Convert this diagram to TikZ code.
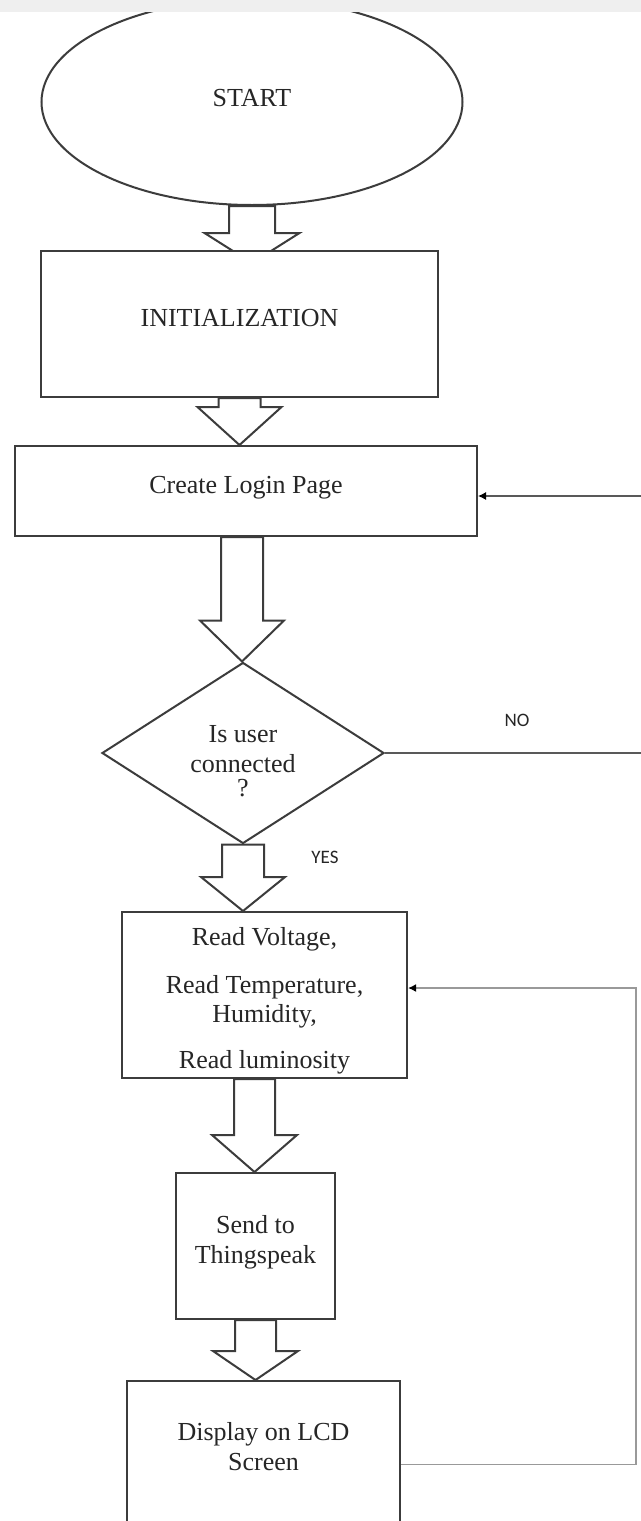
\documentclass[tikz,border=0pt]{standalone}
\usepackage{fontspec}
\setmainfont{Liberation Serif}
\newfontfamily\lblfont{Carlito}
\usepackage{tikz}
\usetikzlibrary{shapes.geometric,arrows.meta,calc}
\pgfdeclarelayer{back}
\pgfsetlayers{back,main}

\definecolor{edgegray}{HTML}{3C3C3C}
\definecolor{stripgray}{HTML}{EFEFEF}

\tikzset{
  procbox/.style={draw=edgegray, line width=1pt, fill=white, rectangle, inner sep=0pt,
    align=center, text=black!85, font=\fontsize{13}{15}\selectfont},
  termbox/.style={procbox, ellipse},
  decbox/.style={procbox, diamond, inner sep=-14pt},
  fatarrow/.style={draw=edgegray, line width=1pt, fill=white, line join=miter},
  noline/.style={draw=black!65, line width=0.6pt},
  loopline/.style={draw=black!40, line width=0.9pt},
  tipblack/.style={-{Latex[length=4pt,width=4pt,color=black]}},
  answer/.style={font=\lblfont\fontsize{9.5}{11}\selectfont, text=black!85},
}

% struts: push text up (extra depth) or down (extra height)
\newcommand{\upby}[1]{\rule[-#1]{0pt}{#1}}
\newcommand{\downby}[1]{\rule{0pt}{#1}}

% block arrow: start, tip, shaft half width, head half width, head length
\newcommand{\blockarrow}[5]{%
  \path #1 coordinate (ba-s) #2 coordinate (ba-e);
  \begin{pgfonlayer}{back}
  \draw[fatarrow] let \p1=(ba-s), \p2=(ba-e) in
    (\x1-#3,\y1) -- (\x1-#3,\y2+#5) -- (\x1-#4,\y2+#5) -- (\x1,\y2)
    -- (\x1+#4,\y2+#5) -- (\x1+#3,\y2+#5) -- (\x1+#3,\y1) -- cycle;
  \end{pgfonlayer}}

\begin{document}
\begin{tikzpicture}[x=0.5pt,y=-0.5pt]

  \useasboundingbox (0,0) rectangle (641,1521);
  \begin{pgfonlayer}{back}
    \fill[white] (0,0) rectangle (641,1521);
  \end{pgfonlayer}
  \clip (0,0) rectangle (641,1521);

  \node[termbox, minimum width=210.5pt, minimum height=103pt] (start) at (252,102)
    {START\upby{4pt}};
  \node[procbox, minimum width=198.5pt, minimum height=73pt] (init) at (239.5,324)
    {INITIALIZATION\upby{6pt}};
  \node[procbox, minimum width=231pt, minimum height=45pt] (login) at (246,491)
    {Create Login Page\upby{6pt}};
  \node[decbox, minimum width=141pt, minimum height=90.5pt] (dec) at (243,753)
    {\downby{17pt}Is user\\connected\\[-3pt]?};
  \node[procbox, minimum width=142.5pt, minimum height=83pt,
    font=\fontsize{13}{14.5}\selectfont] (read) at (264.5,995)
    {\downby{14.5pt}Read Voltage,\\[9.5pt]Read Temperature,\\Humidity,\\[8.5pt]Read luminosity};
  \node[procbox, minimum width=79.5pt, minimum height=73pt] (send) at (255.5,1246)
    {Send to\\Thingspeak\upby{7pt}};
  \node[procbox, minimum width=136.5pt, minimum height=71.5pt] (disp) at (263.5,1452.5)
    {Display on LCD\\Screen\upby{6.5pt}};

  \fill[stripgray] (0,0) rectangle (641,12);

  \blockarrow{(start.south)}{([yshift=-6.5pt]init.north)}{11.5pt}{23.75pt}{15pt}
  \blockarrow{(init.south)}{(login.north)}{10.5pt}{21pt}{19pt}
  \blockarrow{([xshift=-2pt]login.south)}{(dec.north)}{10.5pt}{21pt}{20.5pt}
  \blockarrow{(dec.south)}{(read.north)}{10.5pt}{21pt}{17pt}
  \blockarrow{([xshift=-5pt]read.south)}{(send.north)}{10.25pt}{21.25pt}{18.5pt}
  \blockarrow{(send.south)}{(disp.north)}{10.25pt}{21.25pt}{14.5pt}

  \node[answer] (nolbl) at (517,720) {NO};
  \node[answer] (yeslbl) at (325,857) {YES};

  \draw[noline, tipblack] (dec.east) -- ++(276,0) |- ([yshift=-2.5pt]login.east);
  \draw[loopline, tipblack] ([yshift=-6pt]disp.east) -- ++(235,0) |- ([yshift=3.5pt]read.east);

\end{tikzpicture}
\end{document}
...
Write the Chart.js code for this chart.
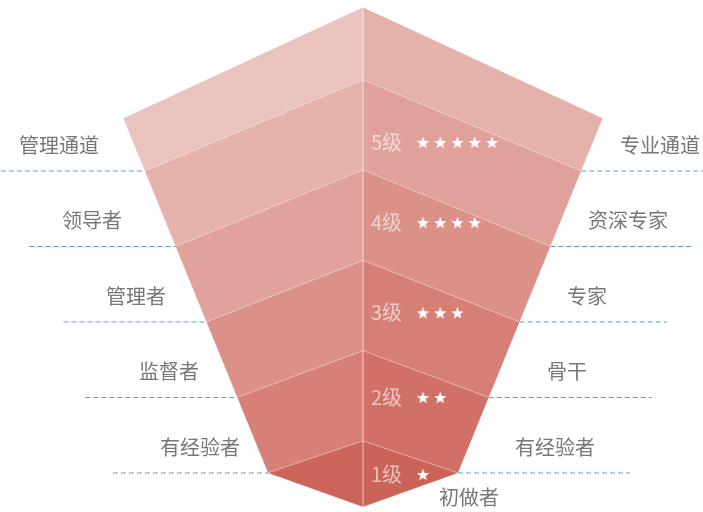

» **TASK REQUIREMENTS**: Where a line of the records above holds the word "code", copy that line.

» **RESPONSE BELOW**:
Convert this diagram to TikZ code.
Write the Chart.js code for this chart.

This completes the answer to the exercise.